Dataset extract ▸
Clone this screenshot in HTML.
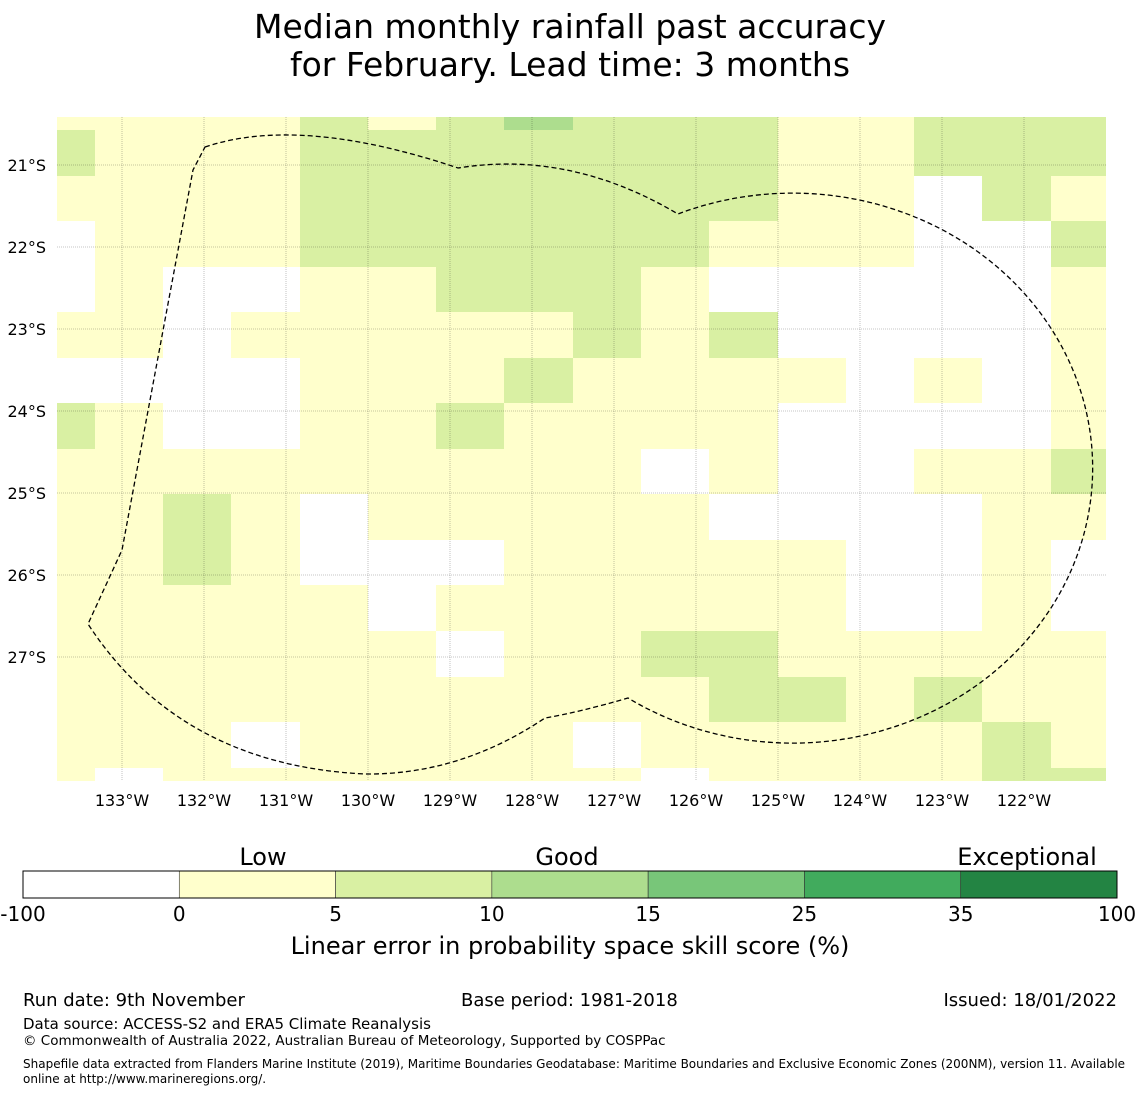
<!DOCTYPE html>
<html><head><meta charset="utf-8">
<style>
body{margin:0;background:#fff;font-family:"Liberation Sans","DejaVu Sans",sans-serif;}
#wrap{position:relative;width:1140px;height:1095px;overflow:hidden;}
.t{position:absolute;white-space:nowrap;color:#000;}
</style></head>
<body>
<div id="wrap">
<div class="t" style="left:0;width:1140px;text-align:center;top:8px;font-size:33px;line-height:38px;font-family:'DejaVu Sans',sans-serif;">Median monthly rainfall past accuracy<br>for February. Lead time: 3 months</div>
<svg id="map" width="1140" height="1095" style="position:absolute;left:0;top:0" font-family="DejaVu Sans, sans-serif"></svg>
<div class="t" style="left:23px;top:990px;font-size:18px;font-family:'DejaVu Sans',sans-serif;">Run date: 9th November</div>
<div class="t" style="left:461px;top:990px;font-size:18px;font-family:'DejaVu Sans',sans-serif;">Base period: 1981-2018</div>
<div class="t" style="right:23px;top:990px;font-size:18px;font-family:'DejaVu Sans',sans-serif;">Issued: 18/01/2022</div>
<div class="t" style="left:23px;top:1015px;font-size:15px;font-family:'DejaVu Sans',sans-serif;">Data source: ACCESS-S2 and ERA5 Climate Reanalysis</div>
<div class="t" style="left:23px;top:1033px;font-size:13.5px;font-family:'DejaVu Sans',sans-serif;">© Commonwealth of Australia 2022, Australian Bureau of Meteorology, Supported by COSPPac</div>
<div class="t" style="left:23px;top:1057px;font-size:12px;line-height:15px;font-family:'DejaVu Sans',sans-serif;">Shapefile data extracted from Flanders Marine Institute (2019), Maritime Boundaries Geodatabase: Maritime Boundaries and Exclusive Economic Zones (200NM), version 11. Available<br>online at http://www.marineregions.org/.</div>
</div>
<script>
// Grid data: category per cell (0 white, 1 yellow 0-5, 2 light green 5-10, 3 green 10-15)
const colEdges=[57,95,163,231,300,368,436,504,573,641,709,778,846,914,982,1051,1106];
const rowEdges=[117,130,176,221,267,312,358,403,449,494,540,585,631,677,722,768,781];
const cells=[
"1111212322211222",
"2111222222211222",
"1111222222211021",
"0111222222111002",
"0100112221000001",
"1101111121200001",
"0000111211110101",
"2100112111100001",
"1111111110100112",
"1121011111000011",
"1121000111110010",
"1111101111110010",
"1111110112211111",
"1111111111221211",
"1110111101111121",
"1011111110111122"
];
const lonLabels=["133°W","132°W","131°W","130°W","129°W","128°W","127°W","126°W","125°W","124°W","123°W","122°W"];
const latLabels=["21°S","22°S","23°S","24°S","25°S","26°S","27°S"];
const cbTicks=["-100","0","5","10","15","25","35","100"];
const cbColors=["#ffffff","#ffffcc","#d9f0a3","#addd8e","#78c679","#41ab5d","#238443"];
const NS="http://www.w3.org/2000/svg";
const svg=document.getElementById('map');
function mk(tag,attrs,parent){const e=document.createElementNS(NS,tag);for(const k in attrs)e.setAttribute(k,attrs[k]);(parent||svg).appendChild(e);return e;}
const lonX=i=>122+82*i, latY=i=>165+82*i;
cells.forEach((row,r)=>{[...row].forEach((ch,c)=>{
  const v=+ch; if(v===0) return;
  const e=mk('rect',{x:colEdges[c],y:rowEdges[r],width:colEdges[c+1]-colEdges[c],height:rowEdges[r+1]-rowEdges[r],fill:cbColors[v]});
  
  
});});
lonLabels.forEach((l,i)=>{
  const g=mk('line',{x1:lonX(i),x2:lonX(i),y1:117,y2:781,stroke:'#000','stroke-opacity':0.3,'stroke-width':0.8,'stroke-dasharray':'1,1'});
  
  
  const t=mk('text',{x:lonX(i),y:806,'font-size':16,'text-anchor':'middle'});t.textContent=l;
  
  
});
latLabels.forEach((l,i)=>{
  const g=mk('line',{x1:57,x2:1106,y1:latY(i),y2:latY(i),stroke:'#000','stroke-opacity':0.3,'stroke-width':0.8,'stroke-dasharray':'1,1'});
  
  
  const t=mk('text',{x:46,y:latY(i)+6,'font-size':16,'text-anchor':'end'});t.textContent=l;
  
  
});
const b=mk('path',{d:"M205,147 Q300,115 458,168 Q570,150 678,214 A300 275 0 1 1 628,698 Q580,712 545,718 Q460,775 365,774 Q180,765 88,624 L122,550 L193,170 Z",fill:'none',stroke:'#000','stroke-width':1.3,'stroke-dasharray':'5,3'});


// colorbar
const cbX0=23,cbW=1094/7;
cbColors.forEach((c,i)=>{
  const r=mk('rect',{x:cbX0+i*cbW,y:871,width:cbW,height:27,fill:c,stroke:'#333','stroke-width':0.6});
  
  
});
mk('rect',{x:23,y:871,width:1094,height:27,fill:'none',stroke:'#000','stroke-width':1});
cbTicks.forEach((l,i)=>{
  const t=mk('text',{x:cbX0+i*cbW,y:921,'font-size':20,'text-anchor':'middle'});t.textContent=l;
  
  
});
[["Low",263],["Good",567],["Exceptional",1027]].forEach(([l,x])=>{
  const t=mk('text',{x:x,y:865,'font-size':24,'text-anchor':'middle'});t.textContent=l;
  
  
});
const xt=mk('text',{x:570,y:954,'font-size':24,'text-anchor':'middle'});xt.textContent="Linear error in probability space skill score (%)";


</script>
</body></html>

Task prompt ▸ Reproduce the material above in full, exactly, with no images.

Output of the exercise ▸
Clone this screenshot in HTML.
<!DOCTYPE html>
<html><head><meta charset="utf-8">
<style>
body{margin:0;background:#fff;font-family:"Liberation Sans","DejaVu Sans",sans-serif;}
#wrap{position:relative;width:1140px;height:1095px;overflow:hidden;}
.t{position:absolute;white-space:nowrap;color:#000;}
</style></head>
<body>
<div id="wrap">
<div class="t" style="left:0;width:1140px;text-align:center;top:8px;font-size:33px;line-height:38px;font-family:'DejaVu Sans',sans-serif;">Median monthly rainfall past accuracy<br>for February. Lead time: 3 months</div>
<svg id="map" width="1140" height="1095" style="position:absolute;left:0;top:0" font-family="DejaVu Sans, sans-serif"></svg>
<div class="t" style="left:23px;top:990px;font-size:18px;font-family:'DejaVu Sans',sans-serif;">Run date: 9th November</div>
<div class="t" style="left:461px;top:990px;font-size:18px;font-family:'DejaVu Sans',sans-serif;">Base period: 1981-2018</div>
<div class="t" style="right:23px;top:990px;font-size:18px;font-family:'DejaVu Sans',sans-serif;">Issued: 18/01/2022</div>
<div class="t" style="left:23px;top:1015px;font-size:15px;font-family:'DejaVu Sans',sans-serif;">Data source: ACCESS-S2 and ERA5 Climate Reanalysis</div>
<div class="t" style="left:23px;top:1033px;font-size:13.5px;font-family:'DejaVu Sans',sans-serif;">© Commonwealth of Australia 2022, Australian Bureau of Meteorology, Supported by COSPPac</div>
<div class="t" style="left:23px;top:1057px;font-size:12px;line-height:15px;font-family:'DejaVu Sans',sans-serif;">Shapefile data extracted from Flanders Marine Institute (2019), Maritime Boundaries Geodatabase: Maritime Boundaries and Exclusive Economic Zones (200NM), version 11. Available<br>online at http://www.marineregions.org/.</div>
</div>
<script>
// Grid data: category per cell (0 white, 1 yellow 0-5, 2 light green 5-10, 3 green 10-15)
const colEdges=[57,95,163,231,300,368,436,504,573,641,709,778,846,914,982,1051,1106];
const rowEdges=[117,130,176,221,267,312,358,403,449,494,540,585,631,677,722,768,781];
const cells=[
"1111212322211222",
"2111222222211222",
"1111222222211021",
"0111222222111002",
"0100112221000001",
"1101111121200001",
"0000111211110101",
"2100112111100001",
"1111111110100112",
"1121011111000011",
"1121000111110010",
"1111101111110010",
"1111110112211111",
"1111111111221211",
"1110111101111121",
"1011111110111122"
];
const lonLabels=["133°W","132°W","131°W","130°W","129°W","128°W","127°W","126°W","125°W","124°W","123°W","122°W"];
const latLabels=["21°S","22°S","23°S","24°S","25°S","26°S","27°S"];
const cbTicks=["-100","0","5","10","15","25","35","100"];
const cbColors=["#ffffff","#ffffcc","#d9f0a3","#addd8e","#78c679","#41ab5d","#238443"];
const NS="http://www.w3.org/2000/svg";
const svg=document.getElementById('map');
function mk(tag,attrs,parent){const e=document.createElementNS(NS,tag);for(const k in attrs)e.setAttribute(k,attrs[k]);(parent||svg).appendChild(e);return e;}
const lonX=i=>122+82*i, latY=i=>165+82*i;
cells.forEach((row,r)=>{[...row].forEach((ch,c)=>{
  const v=+ch; if(v===0) return;
  const e=mk('rect',{x:colEdges[c],y:rowEdges[r],width:colEdges[c+1]-colEdges[c],height:rowEdges[r+1]-rowEdges[r],fill:cbColors[v]});
  
  
});});
lonLabels.forEach((l,i)=>{
  const g=mk('line',{x1:lonX(i),x2:lonX(i),y1:117,y2:781,stroke:'#000','stroke-opacity':0.3,'stroke-width':0.8,'stroke-dasharray':'1,1'});
  
  
  const t=mk('text',{x:lonX(i),y:806,'font-size':16,'text-anchor':'middle'});t.textContent=l;
  
  
});
latLabels.forEach((l,i)=>{
  const g=mk('line',{x1:57,x2:1106,y1:latY(i),y2:latY(i),stroke:'#000','stroke-opacity':0.3,'stroke-width':0.8,'stroke-dasharray':'1,1'});
  
  
  const t=mk('text',{x:46,y:latY(i)+6,'font-size':16,'text-anchor':'end'});t.textContent=l;
  
  
});
const b=mk('path',{d:"M205,147 Q300,115 458,168 Q570,150 678,214 A300 275 0 1 1 628,698 Q580,712 545,718 Q460,775 365,774 Q180,765 88,624 L122,550 L193,170 Z",fill:'none',stroke:'#000','stroke-width':1.3,'stroke-dasharray':'5,3'});


// colorbar
const cbX0=23,cbW=1094/7;
cbColors.forEach((c,i)=>{
  const r=mk('rect',{x:cbX0+i*cbW,y:871,width:cbW,height:27,fill:c,stroke:'#333','stroke-width':0.6});
  
  
});
mk('rect',{x:23,y:871,width:1094,height:27,fill:'none',stroke:'#000','stroke-width':1});
cbTicks.forEach((l,i)=>{
  const t=mk('text',{x:cbX0+i*cbW,y:921,'font-size':20,'text-anchor':'middle'});t.textContent=l;
  
  
});
[["Low",263],["Good",567],["Exceptional",1027]].forEach(([l,x])=>{
  const t=mk('text',{x:x,y:865,'font-size':24,'text-anchor':'middle'});t.textContent=l;
  
  
});
const xt=mk('text',{x:570,y:954,'font-size':24,'text-anchor':'middle'});xt.textContent="Linear error in probability space skill score (%)";


</script>
</body></html>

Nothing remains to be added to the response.